The current financial crisis begs for a comment in my first blog (otherwise I wasted four years, each, on a Quantitative Economics degree and Wall Street). Financial firms have collapsed fundamentally due to soured investments made over a period of time measured in years. In their final gasps of breath, Lehman, Bear Stearns and AIG collapsed suddenly, in a matter of days, because people perceived the risk of lending to these firms was too great. Nobody would lend them money – the death knell for firms that access the capital markets every day.
Businessweek in this past weekend’s print version made the point that perceived risk or “risk premiums” or “risk spreads” have spiked in the credit markets, and compared our recent crisis to the Depression (see charts). The government bailout intends to restore confidence to the financial markets, and ultimately this leads to more stable markets and drives down risk premiums and perceived risk.
How do risk premiums relate to enterprise or open source software? They don’t directly, yet perceived risk is a key consideration for companies to adopt new technologies or even new versions of established technology, such as open source.
Matt Asay covered this topic recently (see, “De-risking an IT Project“) and I agree with his arguments that open source products may present less risk than proprietary products, even products from well established firms such as Microsoft.
I would build on Matt’s points and highlight that open source products provide a third path for companies presented with the proverbial “build versus buy” discussion of IT projects. The choice of buying from a proprietary software vendor presents the risk of vendor lock-in and failure to deliver on promises, as Matt points out. The choice of building a project within the IT group presents risks associated with delivery and budget, and maintaining the project over time.

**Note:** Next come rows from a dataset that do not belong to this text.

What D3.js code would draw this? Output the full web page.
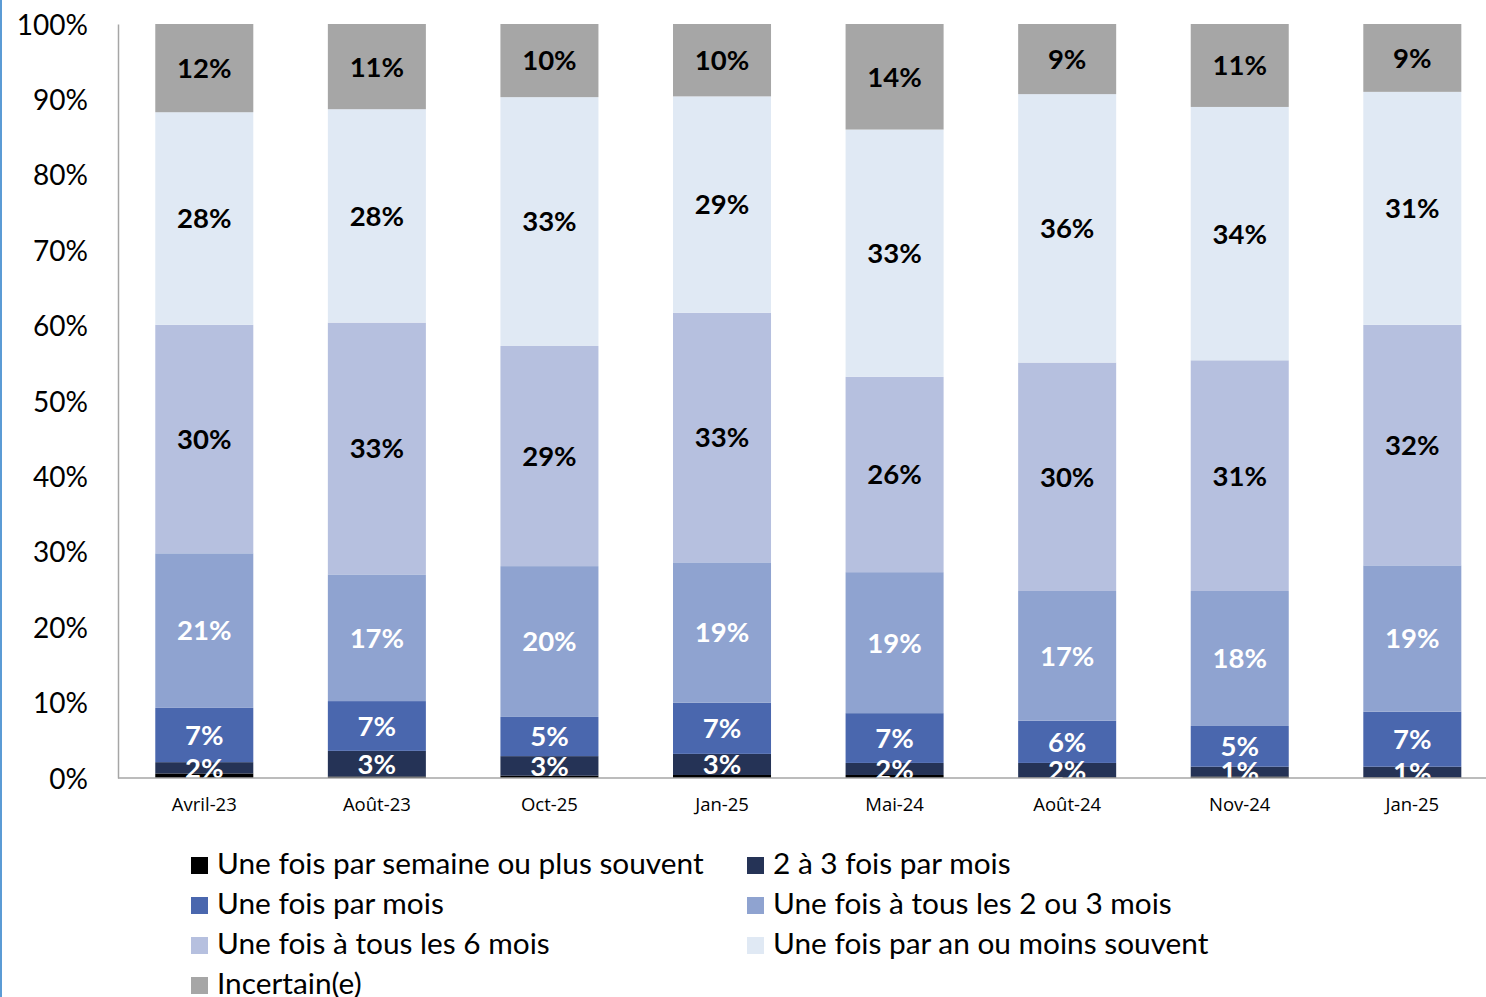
<!DOCTYPE html>
<html>
<head>
<meta charset="utf-8">
<script src="https://cdn.jsdelivr.net/npm/d3@7"></script>
<style>
  html, body { margin: 0; padding: 0; background: #fff; }
  svg { display: block; }
</style>
</head>
<body>
<svg id="chart" width="1486" height="997"></svg>
<script>
// ---- data ----
const categories = ["Avril-23", "Août-23", "Oct-25", "Jan-25", "Mai-24", "Août-24", "Nov-24", "Jan-25"];
const seriesNames = [
  "Une fois par semaine ou plus souvent",
  "2 à 3 fois par mois",
  "Une fois par mois",
  "Une fois à tous les 2 ou 3 mois",
  "Une fois à tous les 6 mois",
  "Une fois par an ou moins souvent",
  "Incertain(e)"
];
const hebdo        = [0.6, 0.2, 0.3, 0.4, 0.4, 0.1, 0.2, 0.1];
const deuxTroisMois = [1.5, 3.4, 2.6, 2.8, 1.6, 1.9, 1.3, 1.4];
const mensuel      = [7.2, 6.6, 5.2, 6.8, 6.6, 5.6, 5.4, 7.3];
const bimestriel   = [20.5, 16.8, 20.0, 18.6, 18.7, 17.2, 17.9, 19.4];
const semestriel   = [30.3, 33.4, 29.2, 33.1, 25.9, 30.3, 30.6, 31.9];
const annuel       = [28.2, 28.3, 33.0, 28.7, 32.8, 35.6, 33.6, 30.9];
const incertain    = [11.7, 11.3, 9.7, 9.6, 14.0, 9.3, 11.0, 9.0];
const yTicks = [0, 10, 20, 30, 40, 50, 60, 70, 80, 90, 100];

const seriesValues = [hebdo, deuxTroisMois, mensuel, bimestriel, semestriel, annuel, incertain];
const colors = ["#000000", "#253356", "#4a67ae", "#8fa3d0", "#b6c0df", "#e0e9f4", "#a6a6a6"];
const labelColors = [null, "#ffffff", "#ffffff", "#ffffff", "#000000", "#000000", "#000000"];

// ---- build table ----
const keys = seriesNames.map((_, i) => "s" + i);
const table = categories.map((c, j) => {
  const row = { idx: j, cat: c };
  keys.forEach((k, i) => row[k] = seriesValues[i][j]);
  return row;
});
const stacked = d3.stack().keys(keys)(table);

// ---- layout ----
const svg = d3.select("#chart");
const plotLeft = 118, plotBottom = 778, plotTop = 24;

const x = d3.scaleBand()
  .domain(d3.range(categories.length))
  .range([118, 1498.6])
  .paddingInner(0.432)
  .paddingOuter(0.216);
const y = d3.scaleLinear().domain([0, 100]).range([plotBottom, plotTop]);

// left blue border
svg.append("rect").attr("x", 0).attr("y", 0).attr("width", 2).attr("height", 997).attr("fill", "#5b9bd5");

// clip for labels
svg.append("defs").append("clipPath").attr("id", "plotclip")
  .append("rect").attr("x", plotLeft).attr("y", 0).attr("width", 1486 - plotLeft).attr("height", plotBottom);

// bars
const layers = svg.append("g").selectAll("g").data(stacked).join("g")
  .attr("fill", (d, i) => colors[i]);
layers.selectAll("rect").data(d => d).join("rect")
  .attr("x", d => x(d.data.idx))
  .attr("width", x.bandwidth())
  .attr("y", d => y(d[1]))
  .attr("height", d => y(d[0]) - y(d[1]));

// data labels
const lbl = svg.append("g").attr("clip-path", "url(#plotclip)");
stacked.forEach((layer, i) => {
  if (!labelColors[i]) return;
  lbl.append("g").selectAll("text").data(layer).join("text")
    .attr("x", d => x(d.data.idx) + x.bandwidth() / 2)
    .attr("y", d => (y(d[0]) + y(d[1])) / 2)
    .attr("dy", "0.36em")
    .attr("text-anchor", "middle")
    .attr("font-family", "Lato, 'Open Sans', sans-serif")
    .attr("font-weight", "bold")
    .attr("font-size", 27.5)
    .attr("fill", labelColors[i])
    .text(d => Math.round(d[1] - d[0]) + "%");
});

// y axis
const yAxis = svg.append("g").attr("transform", `translate(${plotLeft},0)`)
  .call(d3.axisLeft(y).tickValues(yTicks).tickSize(0).tickPadding(30).tickFormat(d => d + "%"));
yAxis.select(".domain").attr("stroke", "#a6a6a6").attr("stroke-width", 1.5);
yAxis.selectAll("text")
  .attr("font-family", "Lato, 'Open Sans', sans-serif")
  .attr("font-size", 28)
  .attr("fill", "#000")
  .attr("dy", "0.36em");

// x axis
const xAxis = svg.append("g").attr("transform", `translate(0,${plotBottom})`)
  .call(d3.axisBottom(x).tickSize(0).tickPadding(20).tickFormat(i => categories[i]));
xAxis.select(".domain").remove();
svg.append("line").attr("x1", plotLeft).attr("x2", 1486).attr("y1", plotBottom).attr("y2", plotBottom)
  .attr("stroke", "#a6a6a6").attr("stroke-width", 1.5);
xAxis.selectAll("text")
  .attr("font-family", "'Open Sans', Lato, sans-serif")
  .attr("font-size", 18.5)
  .attr("fill", "#000");

// legend
const legend = svg.append("g");
seriesNames.forEach((name, i) => {
  const col = i % 2, row = Math.floor(i / 2);
  const sx = col === 0 ? 191 : 747;
  const base = 874 + row * 40;
  const g = legend.append("g");
  g.append("rect").attr("x", sx).attr("y", base - 17).attr("width", 17).attr("height", 17).attr("fill", colors[i]);
  g.append("text").attr("x", sx + 26).attr("y", base)
    .attr("font-family", "Lato, 'Open Sans', sans-serif")
    .attr("font-size", 29.8)
    .attr("fill", "#000")
    .text(name);
});
</script>
</body>
</html>
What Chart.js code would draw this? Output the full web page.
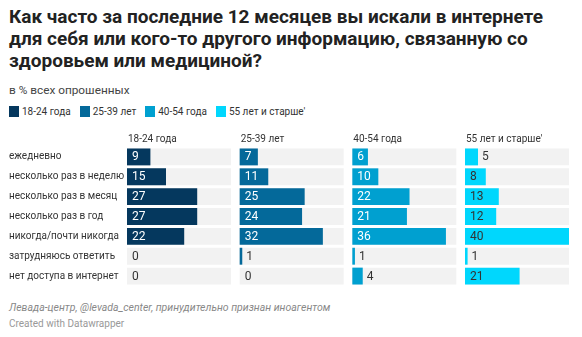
<!DOCTYPE html>
<html lang="ru">
<head>
<meta charset="utf-8">
<script src="https://cdn.jsdelivr.net/npm/chart.js@4"></script>
<style>
  html, body { margin: 0; padding: 0; background: #fff; }
  body { width: 582px; height: 337px; position: relative; overflow: hidden; font-family: Roboto, sans-serif; color: #333; }
  h1 { position: absolute; left: 9px; top: 6px; margin: 0; width: 565px; font-size: 19px; line-height: 22px; font-weight: 700; color: #222; }
  .sub { position: absolute; left: 9px; top: 83px; font-size: 11.8px; color: #444; }
  .legend { position: absolute; left: 9px; top: 106px; font-size: 10px; color: #333; display: flex; }
  .legend span { display: inline-flex; align-items: center; margin-right: 9px; }
  .legend i { display: inline-block; width: 10px; height: 11px; margin-right: 3px; }
  #wrap { position: absolute; left: 0; top: 125px; width: 582px; height: 167px; }
  .src { position: absolute; left: 9px; top: 301px; font-size: 10.5px; font-style: italic; color: #888; }
  .credit { position: absolute; left: 9px; top: 318px; font-size: 10px; color: #999; }
</style>
</head>
<body>
<h1>Как часто за последние 12 месяцев вы искали в интернете для себя или кого-то другого информацию, связанную со здоровьем или медициной?</h1>
<div class="sub">в % всех опрошенных</div>
<div class="legend" id="legend"></div>
<div id="wrap"><canvas id="bars"></canvas></div>
<div class="src">Левада-центр, @levada_center, принудительно признан иноагентом</div>
<div class="credit">Created with Datawrapper</div>
<script>
'use strict';

// ---- data ----
const categories = ['ежедневно', 'несколько раз в неделю', 'несколько раз в месяц', 'несколько раз в год',
  'никогда/почти никогда', 'затрудняюсь ответить', 'нет доступа в интернет'];
const groups = ['18-24 года', '25-39 лет', '40-54 года', '55 лет и старше\''];
const age18_24 = [9, 15, 27, 27, 22, 0, 0];
const age25_39 = [7, 11, 25, 24, 32, 1, 0];
const age40_54 = [6, 10, 22, 21, 36, 1, 4];
const age55plus = [5, 8, 13, 12, 40, 1, 21];
const colors = ['#05385e', '#04699a', '#00a0d0', '#00d7fd'];
const labelInk = ['#fff', '#fff', '#fff', '#333'];

const series = [age18_24, age25_39, age40_54, age55plus];
const panelMax = 40;
const gap = 3.33; // between panels, in value units
const offset = (i) => i * (panelMax + gap);

// ---- legend ----
document.getElementById('legend').innerHTML = groups.map((g, i) =>
  `<span><i style="background:${colors[i]}"></i>${g}</span>`).join('');

// ---- datasets: grey track + value bar for each panel ----
const datasets = [];
series.forEach((vals, i) => {
  datasets.push({
    data: vals.map(() => [offset(i), offset(i) + panelMax]),
    backgroundColor: '#f2f2f2', grouped: false, order: 2,
    barPercentage: 0.85, categoryPercentage: 1
  });
  datasets.push({
    data: vals.map(v => [offset(i), offset(i) + v]),
    backgroundColor: colors[i], grouped: false, order: 1, panel: i,
    barPercentage: 0.85, categoryPercentage: 1
  });
});

// ---- labels plugin ----
const labelsPlugin = {
  id: 'panelLabels',
  afterDatasetsDraw(chart) {
    const { ctx, scales: { x } } = chart;
    ctx.save();
    ctx.textBaseline = 'middle';
    // column headers
    ctx.font = '10px Roboto';
    ctx.fillStyle = '#333';
    groups.forEach((g, i) => ctx.fillText(g, x.getPixelForValue(offset(i)) + 1, 14));
    ctx.font = '12px Roboto';
    chart.data.datasets.forEach((ds, di) => {
      if (ds.panel === undefined) return;
      const meta = chart.getDatasetMeta(di);
      const vals = series[ds.panel];
      meta.data.forEach((bar, k) => {
        const v = vals[k];
        const start = x.getPixelForValue(offset(ds.panel));
        const end = x.getPixelForValue(offset(ds.panel) + v);
        let tx, col;
        if (v === 0) { tx = start + 5; col = '#333'; }
        else if (v < 6) { tx = end + 4; col = '#333'; }
        else { tx = start + 5; col = labelInk[ds.panel]; }
        ctx.fillStyle = col;
        ctx.fillText(String(v), tx, bar.y + 0.5);
      });
    });
    ctx.restore();
  }
};

new Chart(document.getElementById('bars'), {
  type: 'bar',
  data: { labels: categories, datasets },
  options: {
    indexAxis: 'y',
    responsive: true,
    maintainAspectRatio: false,
    animation: false,
    layout: { padding: { top: 22, bottom: 5, right: 13, left: 9 } },
    plugins: { legend: { display: false }, tooltip: { enabled: false } },
    scales: {
      x: { display: false, min: 0, max: offset(3) + panelMax },
      y: {
        grid: { display: false }, border: { display: false },
        ticks: { crossAlign: 'far', color: '#333', font: { family: 'Roboto', size: 10 }, padding: 0 },
        afterFit: (s) => { s.width = 118; }
      }
    }
  },
  plugins: [labelsPlugin]
});
</script>
</body>
</html>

There is another alternative to these two choices – open source. I believe strong open source products reduce risk to technology projects on a number of fronts as compared to the build and buy scenarios. Open source software provides transparency; companies can see and know what they are getting. Skilled resources in the open source technology are available, and access to source code usually allows for greater speed of innovation.
I work for an open source company, so I have already voted that open source products often provide less real risk to IT organizations. Many of us on the business facing side of technology need to continue to make this case and drive down the perceived risk, or risk premium, of adopting open source technologies.